((

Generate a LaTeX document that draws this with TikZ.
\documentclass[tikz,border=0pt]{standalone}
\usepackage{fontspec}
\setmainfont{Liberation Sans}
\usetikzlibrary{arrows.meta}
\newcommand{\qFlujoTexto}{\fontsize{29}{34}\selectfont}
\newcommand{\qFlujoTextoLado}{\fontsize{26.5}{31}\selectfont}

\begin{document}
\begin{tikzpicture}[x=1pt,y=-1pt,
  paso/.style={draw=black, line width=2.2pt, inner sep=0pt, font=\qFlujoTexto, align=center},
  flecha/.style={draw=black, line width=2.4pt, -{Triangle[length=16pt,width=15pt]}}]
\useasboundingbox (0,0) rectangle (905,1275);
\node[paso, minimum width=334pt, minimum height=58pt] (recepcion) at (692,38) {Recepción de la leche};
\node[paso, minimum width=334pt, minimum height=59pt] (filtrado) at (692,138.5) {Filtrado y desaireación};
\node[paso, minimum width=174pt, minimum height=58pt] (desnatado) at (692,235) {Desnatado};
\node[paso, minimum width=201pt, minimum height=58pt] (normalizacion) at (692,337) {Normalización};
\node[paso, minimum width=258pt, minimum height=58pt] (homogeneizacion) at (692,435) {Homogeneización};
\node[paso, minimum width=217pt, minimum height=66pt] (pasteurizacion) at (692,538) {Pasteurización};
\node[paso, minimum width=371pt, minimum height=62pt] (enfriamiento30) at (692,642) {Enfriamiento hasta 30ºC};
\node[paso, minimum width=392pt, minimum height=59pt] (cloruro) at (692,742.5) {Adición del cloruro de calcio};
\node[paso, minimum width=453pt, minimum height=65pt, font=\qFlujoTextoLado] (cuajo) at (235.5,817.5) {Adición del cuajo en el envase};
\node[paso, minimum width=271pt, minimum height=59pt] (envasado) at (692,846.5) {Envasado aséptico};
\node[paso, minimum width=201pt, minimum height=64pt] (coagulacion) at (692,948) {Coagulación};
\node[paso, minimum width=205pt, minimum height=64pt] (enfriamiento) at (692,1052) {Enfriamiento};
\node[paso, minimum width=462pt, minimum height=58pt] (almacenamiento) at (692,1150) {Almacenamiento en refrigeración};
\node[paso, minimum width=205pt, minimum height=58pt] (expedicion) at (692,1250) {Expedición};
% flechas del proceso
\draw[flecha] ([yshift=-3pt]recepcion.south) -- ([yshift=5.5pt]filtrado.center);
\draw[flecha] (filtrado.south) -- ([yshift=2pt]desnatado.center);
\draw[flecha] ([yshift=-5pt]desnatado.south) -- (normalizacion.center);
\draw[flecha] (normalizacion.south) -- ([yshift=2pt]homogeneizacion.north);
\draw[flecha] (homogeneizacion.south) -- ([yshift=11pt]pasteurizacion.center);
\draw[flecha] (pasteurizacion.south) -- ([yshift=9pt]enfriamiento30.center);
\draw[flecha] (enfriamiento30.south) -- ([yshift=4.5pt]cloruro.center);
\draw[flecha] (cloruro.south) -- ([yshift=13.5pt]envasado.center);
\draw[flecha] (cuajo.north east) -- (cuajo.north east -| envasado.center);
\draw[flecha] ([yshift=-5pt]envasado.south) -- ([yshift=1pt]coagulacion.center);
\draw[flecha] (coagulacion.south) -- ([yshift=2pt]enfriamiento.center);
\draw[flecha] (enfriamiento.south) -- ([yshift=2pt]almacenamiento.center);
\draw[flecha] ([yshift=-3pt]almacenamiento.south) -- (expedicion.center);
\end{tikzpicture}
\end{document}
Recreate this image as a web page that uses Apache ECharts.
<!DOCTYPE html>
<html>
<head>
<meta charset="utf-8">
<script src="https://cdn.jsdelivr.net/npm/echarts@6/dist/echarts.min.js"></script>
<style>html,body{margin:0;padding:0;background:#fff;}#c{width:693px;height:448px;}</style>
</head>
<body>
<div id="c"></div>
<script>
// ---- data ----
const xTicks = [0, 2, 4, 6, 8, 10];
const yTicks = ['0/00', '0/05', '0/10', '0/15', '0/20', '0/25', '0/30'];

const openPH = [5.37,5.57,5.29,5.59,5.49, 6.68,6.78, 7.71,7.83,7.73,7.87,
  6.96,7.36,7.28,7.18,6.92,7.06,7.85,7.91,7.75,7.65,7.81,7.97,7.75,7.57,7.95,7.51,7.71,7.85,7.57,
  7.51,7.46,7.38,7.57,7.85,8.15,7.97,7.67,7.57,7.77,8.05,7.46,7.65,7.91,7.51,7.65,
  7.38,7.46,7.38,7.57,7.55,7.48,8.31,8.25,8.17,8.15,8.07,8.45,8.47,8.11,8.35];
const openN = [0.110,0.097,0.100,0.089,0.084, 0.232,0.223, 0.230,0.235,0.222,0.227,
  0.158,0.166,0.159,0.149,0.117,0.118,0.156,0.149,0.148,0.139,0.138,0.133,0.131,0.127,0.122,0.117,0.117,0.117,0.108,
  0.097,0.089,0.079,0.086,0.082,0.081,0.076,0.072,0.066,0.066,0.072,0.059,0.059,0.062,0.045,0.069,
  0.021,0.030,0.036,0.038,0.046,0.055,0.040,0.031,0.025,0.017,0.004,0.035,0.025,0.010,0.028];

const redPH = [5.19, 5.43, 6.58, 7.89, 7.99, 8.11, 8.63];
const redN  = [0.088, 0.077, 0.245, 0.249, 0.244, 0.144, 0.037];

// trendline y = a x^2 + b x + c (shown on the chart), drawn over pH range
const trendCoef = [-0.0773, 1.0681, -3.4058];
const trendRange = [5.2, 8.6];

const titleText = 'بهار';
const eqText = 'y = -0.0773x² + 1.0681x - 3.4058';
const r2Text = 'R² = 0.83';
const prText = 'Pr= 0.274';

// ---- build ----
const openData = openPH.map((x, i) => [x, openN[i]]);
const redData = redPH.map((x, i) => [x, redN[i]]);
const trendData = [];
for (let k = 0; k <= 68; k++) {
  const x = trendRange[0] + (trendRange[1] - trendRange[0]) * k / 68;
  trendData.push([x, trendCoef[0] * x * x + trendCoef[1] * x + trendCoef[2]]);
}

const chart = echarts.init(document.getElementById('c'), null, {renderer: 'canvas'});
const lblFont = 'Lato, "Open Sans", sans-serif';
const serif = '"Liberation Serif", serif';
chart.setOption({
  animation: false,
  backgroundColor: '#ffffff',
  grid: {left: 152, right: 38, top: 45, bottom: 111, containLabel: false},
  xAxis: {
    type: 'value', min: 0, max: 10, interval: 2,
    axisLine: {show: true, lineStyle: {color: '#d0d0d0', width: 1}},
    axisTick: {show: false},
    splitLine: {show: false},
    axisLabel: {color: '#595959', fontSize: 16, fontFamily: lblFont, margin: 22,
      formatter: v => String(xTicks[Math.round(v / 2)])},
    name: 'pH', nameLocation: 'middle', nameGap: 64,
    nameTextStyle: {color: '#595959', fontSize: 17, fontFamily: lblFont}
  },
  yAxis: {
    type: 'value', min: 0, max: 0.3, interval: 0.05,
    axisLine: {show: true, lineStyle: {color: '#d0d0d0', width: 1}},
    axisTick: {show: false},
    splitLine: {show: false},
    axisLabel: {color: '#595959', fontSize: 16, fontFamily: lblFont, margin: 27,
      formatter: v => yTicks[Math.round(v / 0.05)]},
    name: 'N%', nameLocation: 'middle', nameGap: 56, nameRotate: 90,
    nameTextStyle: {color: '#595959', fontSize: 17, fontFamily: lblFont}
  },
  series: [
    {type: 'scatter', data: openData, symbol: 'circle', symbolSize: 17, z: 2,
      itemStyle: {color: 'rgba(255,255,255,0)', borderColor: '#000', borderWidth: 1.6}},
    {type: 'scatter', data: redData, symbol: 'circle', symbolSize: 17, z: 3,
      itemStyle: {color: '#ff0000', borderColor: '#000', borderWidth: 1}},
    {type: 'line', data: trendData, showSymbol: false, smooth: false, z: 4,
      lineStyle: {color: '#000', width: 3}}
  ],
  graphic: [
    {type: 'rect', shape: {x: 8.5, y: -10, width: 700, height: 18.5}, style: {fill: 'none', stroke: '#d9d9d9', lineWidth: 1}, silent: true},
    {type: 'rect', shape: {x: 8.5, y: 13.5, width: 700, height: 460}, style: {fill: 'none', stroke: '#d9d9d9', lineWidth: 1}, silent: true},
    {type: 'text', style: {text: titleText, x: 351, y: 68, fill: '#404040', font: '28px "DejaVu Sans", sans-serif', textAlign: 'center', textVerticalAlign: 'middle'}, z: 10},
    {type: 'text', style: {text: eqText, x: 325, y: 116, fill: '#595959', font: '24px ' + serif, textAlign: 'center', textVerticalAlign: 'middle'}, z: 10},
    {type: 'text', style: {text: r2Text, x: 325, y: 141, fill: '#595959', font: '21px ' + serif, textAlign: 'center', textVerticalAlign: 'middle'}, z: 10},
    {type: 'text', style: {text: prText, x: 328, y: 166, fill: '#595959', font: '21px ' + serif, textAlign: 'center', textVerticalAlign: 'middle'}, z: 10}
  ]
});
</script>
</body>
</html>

))

The word "that" may appear on some lines of these records; state how many such lines there are, and nothing else.

● RESULT OF THIS TASK: 2